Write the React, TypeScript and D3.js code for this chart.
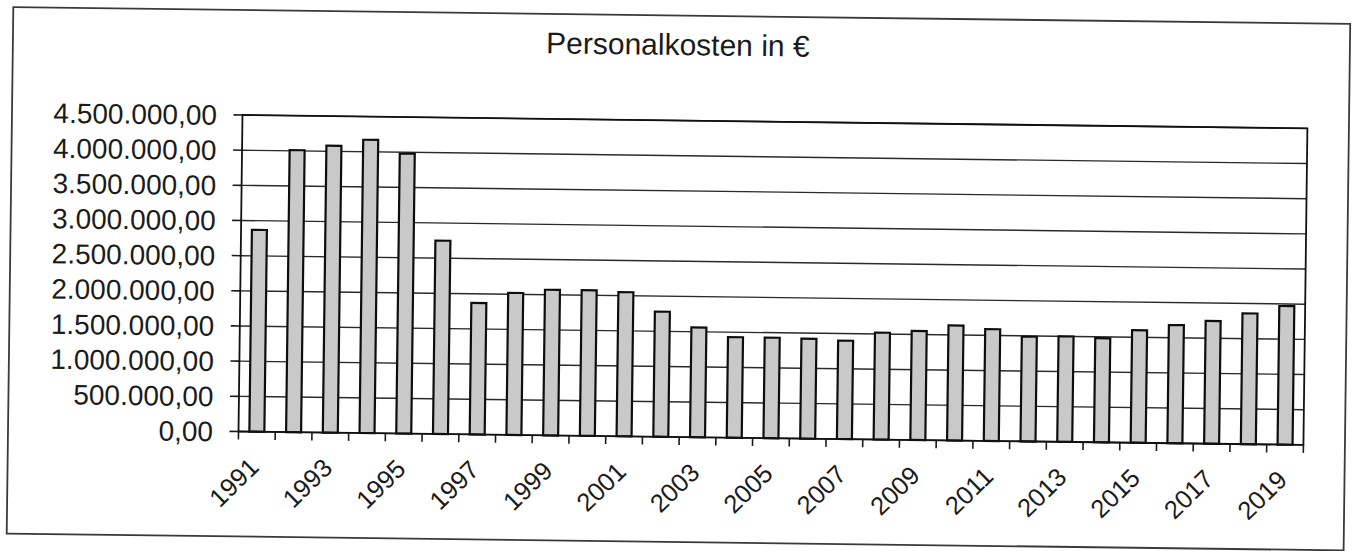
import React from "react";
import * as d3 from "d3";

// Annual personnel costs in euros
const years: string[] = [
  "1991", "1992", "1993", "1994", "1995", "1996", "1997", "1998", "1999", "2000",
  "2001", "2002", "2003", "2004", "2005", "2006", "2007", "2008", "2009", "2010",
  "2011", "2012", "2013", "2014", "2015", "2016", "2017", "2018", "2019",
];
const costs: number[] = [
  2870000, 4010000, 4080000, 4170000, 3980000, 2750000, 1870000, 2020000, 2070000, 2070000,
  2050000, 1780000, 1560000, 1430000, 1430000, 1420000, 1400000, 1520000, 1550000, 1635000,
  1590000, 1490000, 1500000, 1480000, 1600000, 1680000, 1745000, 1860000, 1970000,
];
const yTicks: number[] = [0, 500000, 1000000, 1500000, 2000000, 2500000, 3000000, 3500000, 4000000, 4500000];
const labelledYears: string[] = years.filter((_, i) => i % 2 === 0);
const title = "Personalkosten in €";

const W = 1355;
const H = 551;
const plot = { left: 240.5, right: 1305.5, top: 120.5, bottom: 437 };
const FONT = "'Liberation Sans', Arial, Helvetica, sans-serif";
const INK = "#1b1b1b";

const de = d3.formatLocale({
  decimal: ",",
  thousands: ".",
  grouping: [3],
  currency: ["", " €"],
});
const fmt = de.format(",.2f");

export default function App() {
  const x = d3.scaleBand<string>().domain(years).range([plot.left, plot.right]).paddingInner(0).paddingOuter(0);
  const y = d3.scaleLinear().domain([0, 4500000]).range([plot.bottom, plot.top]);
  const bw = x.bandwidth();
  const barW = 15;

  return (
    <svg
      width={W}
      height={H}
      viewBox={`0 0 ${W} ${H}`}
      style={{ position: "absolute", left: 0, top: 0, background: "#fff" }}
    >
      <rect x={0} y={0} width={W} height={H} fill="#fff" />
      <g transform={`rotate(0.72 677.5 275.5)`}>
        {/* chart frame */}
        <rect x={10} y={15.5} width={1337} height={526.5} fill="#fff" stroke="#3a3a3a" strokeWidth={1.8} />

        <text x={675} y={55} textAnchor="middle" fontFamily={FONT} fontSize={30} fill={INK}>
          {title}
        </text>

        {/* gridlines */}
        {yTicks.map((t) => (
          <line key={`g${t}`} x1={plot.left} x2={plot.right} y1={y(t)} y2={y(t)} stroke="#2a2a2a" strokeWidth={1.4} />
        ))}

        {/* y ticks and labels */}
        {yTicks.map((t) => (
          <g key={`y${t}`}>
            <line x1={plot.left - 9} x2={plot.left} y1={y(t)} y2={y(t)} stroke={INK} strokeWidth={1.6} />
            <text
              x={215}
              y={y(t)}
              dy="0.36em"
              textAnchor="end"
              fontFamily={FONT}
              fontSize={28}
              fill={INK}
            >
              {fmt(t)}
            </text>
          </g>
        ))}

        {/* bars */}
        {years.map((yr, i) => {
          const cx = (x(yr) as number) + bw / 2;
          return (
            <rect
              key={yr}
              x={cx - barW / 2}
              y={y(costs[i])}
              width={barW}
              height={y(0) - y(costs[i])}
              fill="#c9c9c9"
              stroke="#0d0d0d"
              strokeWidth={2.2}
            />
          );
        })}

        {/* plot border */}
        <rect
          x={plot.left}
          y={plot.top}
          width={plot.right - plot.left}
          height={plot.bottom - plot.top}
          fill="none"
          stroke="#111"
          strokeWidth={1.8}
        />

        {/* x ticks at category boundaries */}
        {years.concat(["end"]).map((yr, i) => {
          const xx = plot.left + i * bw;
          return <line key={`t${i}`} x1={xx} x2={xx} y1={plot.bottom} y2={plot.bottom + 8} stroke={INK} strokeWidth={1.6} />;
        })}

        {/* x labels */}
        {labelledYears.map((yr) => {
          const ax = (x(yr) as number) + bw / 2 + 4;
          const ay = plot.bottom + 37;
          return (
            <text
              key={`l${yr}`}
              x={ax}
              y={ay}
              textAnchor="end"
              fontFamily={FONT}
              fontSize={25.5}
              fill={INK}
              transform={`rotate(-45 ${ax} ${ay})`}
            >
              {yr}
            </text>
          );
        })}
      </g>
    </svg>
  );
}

_ _ _

Each line that has the word "chart" should be copied.

Answer for the task>
Write the React, TypeScript and D3.js code for this chart.
        {/* chart frame */}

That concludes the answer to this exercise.